If the profession wants stronger boundaries at the front end
of practice, one question becomes unavoidable: what exactly should the first
paid stage include?
Many problems in the client pipeline seem to grow out of
vagueness. The enquiry begins. The architect listens, comments, asks a few
questions, perhaps reviews the site or the brief, offers some early directional
thinking, and only later tries to define where formal service actually starts.
By then, value may already have been transferred without structure.
That suggests that the first paid stage may need to be more
clearly named and framed.
Not every project will follow the same pattern. But in many
cases, a sensible first paid step could include some combination of site and
planning review, high-level feasibility, risk identification, broad yield or
scope sense-checking, budget alignment, likely consent pathway observations,
and a recommendation on next steps.
In other words, the first paid stage is not “design” in the
fuller sense. It is structured early judgment.
That matters because it gives both parties a clearer
contract around uncertainty.
The client is not yet paying for a full concept package or
complete design process. But they are paying for professional reading,
professional filtering, and professional reduction of ambiguity. The architect,
in turn, is no longer being asked to supply that value informally.

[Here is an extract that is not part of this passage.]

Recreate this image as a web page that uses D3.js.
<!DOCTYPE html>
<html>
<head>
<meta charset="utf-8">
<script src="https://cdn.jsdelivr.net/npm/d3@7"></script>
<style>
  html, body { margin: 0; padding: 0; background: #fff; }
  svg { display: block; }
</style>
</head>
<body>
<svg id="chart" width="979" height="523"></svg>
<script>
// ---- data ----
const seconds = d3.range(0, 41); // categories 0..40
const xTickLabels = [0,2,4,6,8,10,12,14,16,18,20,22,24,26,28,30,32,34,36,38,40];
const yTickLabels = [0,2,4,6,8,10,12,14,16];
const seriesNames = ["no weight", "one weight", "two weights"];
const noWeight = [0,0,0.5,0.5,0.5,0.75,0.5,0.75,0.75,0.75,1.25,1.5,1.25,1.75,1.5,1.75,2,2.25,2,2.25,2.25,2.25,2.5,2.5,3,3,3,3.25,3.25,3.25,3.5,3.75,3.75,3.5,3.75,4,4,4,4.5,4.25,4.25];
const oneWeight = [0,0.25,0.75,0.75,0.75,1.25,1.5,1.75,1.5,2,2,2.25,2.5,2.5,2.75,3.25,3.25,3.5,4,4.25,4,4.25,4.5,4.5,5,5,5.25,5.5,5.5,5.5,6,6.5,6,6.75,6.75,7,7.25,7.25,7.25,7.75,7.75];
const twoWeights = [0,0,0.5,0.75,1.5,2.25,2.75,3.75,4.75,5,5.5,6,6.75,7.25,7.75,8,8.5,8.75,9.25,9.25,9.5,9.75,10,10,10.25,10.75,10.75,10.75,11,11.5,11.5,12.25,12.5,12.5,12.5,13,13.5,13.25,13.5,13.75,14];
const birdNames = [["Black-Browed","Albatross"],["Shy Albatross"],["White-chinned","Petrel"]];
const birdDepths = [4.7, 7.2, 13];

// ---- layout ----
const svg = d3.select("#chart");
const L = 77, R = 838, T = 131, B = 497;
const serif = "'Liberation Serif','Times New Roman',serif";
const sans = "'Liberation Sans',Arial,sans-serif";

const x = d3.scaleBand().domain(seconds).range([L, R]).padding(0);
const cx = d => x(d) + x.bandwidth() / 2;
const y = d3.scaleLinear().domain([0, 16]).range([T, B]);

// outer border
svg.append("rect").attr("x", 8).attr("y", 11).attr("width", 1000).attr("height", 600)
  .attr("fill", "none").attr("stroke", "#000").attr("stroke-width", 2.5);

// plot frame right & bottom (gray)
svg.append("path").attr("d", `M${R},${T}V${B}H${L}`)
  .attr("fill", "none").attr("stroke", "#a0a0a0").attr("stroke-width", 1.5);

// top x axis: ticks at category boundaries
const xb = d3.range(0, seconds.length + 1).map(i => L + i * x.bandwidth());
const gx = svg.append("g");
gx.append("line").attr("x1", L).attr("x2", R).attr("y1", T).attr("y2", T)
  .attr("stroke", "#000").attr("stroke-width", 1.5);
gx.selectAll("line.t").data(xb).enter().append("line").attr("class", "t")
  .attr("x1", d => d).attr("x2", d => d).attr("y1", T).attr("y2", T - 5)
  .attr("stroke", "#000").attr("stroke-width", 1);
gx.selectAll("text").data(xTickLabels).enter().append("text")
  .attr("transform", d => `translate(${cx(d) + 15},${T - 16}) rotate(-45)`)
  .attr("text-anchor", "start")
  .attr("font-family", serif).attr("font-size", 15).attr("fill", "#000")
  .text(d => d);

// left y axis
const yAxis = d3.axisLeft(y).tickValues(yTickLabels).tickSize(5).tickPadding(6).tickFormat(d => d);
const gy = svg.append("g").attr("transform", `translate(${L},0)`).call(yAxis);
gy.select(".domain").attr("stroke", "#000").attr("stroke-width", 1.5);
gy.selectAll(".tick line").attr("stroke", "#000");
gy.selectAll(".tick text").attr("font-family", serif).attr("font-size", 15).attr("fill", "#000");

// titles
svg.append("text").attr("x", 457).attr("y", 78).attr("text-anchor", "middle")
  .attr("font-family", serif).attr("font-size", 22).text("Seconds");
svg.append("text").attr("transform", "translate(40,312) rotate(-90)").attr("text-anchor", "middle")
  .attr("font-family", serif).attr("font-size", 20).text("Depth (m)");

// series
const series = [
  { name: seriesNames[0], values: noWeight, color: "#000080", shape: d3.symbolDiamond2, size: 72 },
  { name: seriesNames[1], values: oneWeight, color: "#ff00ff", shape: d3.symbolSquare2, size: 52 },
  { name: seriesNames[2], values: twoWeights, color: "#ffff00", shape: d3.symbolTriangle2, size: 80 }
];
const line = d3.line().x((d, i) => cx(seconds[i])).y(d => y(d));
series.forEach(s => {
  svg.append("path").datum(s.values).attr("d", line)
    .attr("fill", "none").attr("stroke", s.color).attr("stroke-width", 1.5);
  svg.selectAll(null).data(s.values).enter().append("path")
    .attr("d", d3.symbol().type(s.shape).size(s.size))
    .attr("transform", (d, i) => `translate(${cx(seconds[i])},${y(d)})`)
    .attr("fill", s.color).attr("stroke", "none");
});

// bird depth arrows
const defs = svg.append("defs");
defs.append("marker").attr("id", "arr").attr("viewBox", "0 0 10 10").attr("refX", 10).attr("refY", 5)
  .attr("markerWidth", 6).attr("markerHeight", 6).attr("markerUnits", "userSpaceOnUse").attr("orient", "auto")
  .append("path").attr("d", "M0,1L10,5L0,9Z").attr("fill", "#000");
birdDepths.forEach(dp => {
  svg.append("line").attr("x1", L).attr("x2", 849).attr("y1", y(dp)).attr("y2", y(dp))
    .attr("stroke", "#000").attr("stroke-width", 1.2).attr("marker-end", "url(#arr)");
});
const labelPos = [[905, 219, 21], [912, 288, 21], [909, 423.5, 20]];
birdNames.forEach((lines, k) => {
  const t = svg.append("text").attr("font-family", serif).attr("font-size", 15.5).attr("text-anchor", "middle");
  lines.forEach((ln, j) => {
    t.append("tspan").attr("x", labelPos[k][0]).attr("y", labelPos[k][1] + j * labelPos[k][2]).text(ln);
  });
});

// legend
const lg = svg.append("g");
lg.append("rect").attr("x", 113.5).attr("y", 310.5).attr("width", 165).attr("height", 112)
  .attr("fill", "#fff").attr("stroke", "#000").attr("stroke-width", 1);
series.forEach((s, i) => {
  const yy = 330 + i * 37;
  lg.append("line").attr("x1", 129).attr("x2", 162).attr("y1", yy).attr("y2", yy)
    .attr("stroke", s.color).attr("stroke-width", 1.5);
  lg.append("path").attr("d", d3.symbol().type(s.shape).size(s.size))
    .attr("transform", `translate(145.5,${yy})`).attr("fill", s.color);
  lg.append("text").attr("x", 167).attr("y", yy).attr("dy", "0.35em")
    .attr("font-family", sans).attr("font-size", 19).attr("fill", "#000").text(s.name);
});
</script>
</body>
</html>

This kind of structure can be healthy for both sides.
Clients get clarity on what they are buying.
Practices gain a legitimate boundary between enquiry and service.
The project gets a more stable basis for deciding whether to proceed, pause,
revise, or stop.
It may also help solve a more subtle problem: many clients
do not know what they need from an architect at the beginning. They know they
need help, but not how that help should be staged. If the profession does not
define the early stage well, clients will often try to create their own version
of it through informal contact.
That tends to favour ambiguity, not structure.
A clearly defined first paid stage is therefore not only a
protection mechanism. It is also a client-education tool.
Of course, naming such a stage is not enough by itself. The
profession also needs confidence in explaining its purpose. It should be framed
not as a barrier to starting, but as the proper way to begin responsibly. It is
where the site is understood, the idea is tested, the risks are surfaced, and
the likely path forward becomes legible enough for better decisions.
This is especially useful in small practice, where the cost
of blurred beginnings is high. A well-structured first paid stage can improve
fee conversations, reduce speculative drift, and create a more coherent rhythm
between enquiry and commission.
Perhaps the deeper issue is this: if clients keep seeking
early certainty, and if architects keep feeling overextended by front-end
ambiguity, then the first paid stage is not a minor administrative matter.
It may be one of the profession’s most important front-end
design problems.
And like all design problems, it benefits from clearer definition.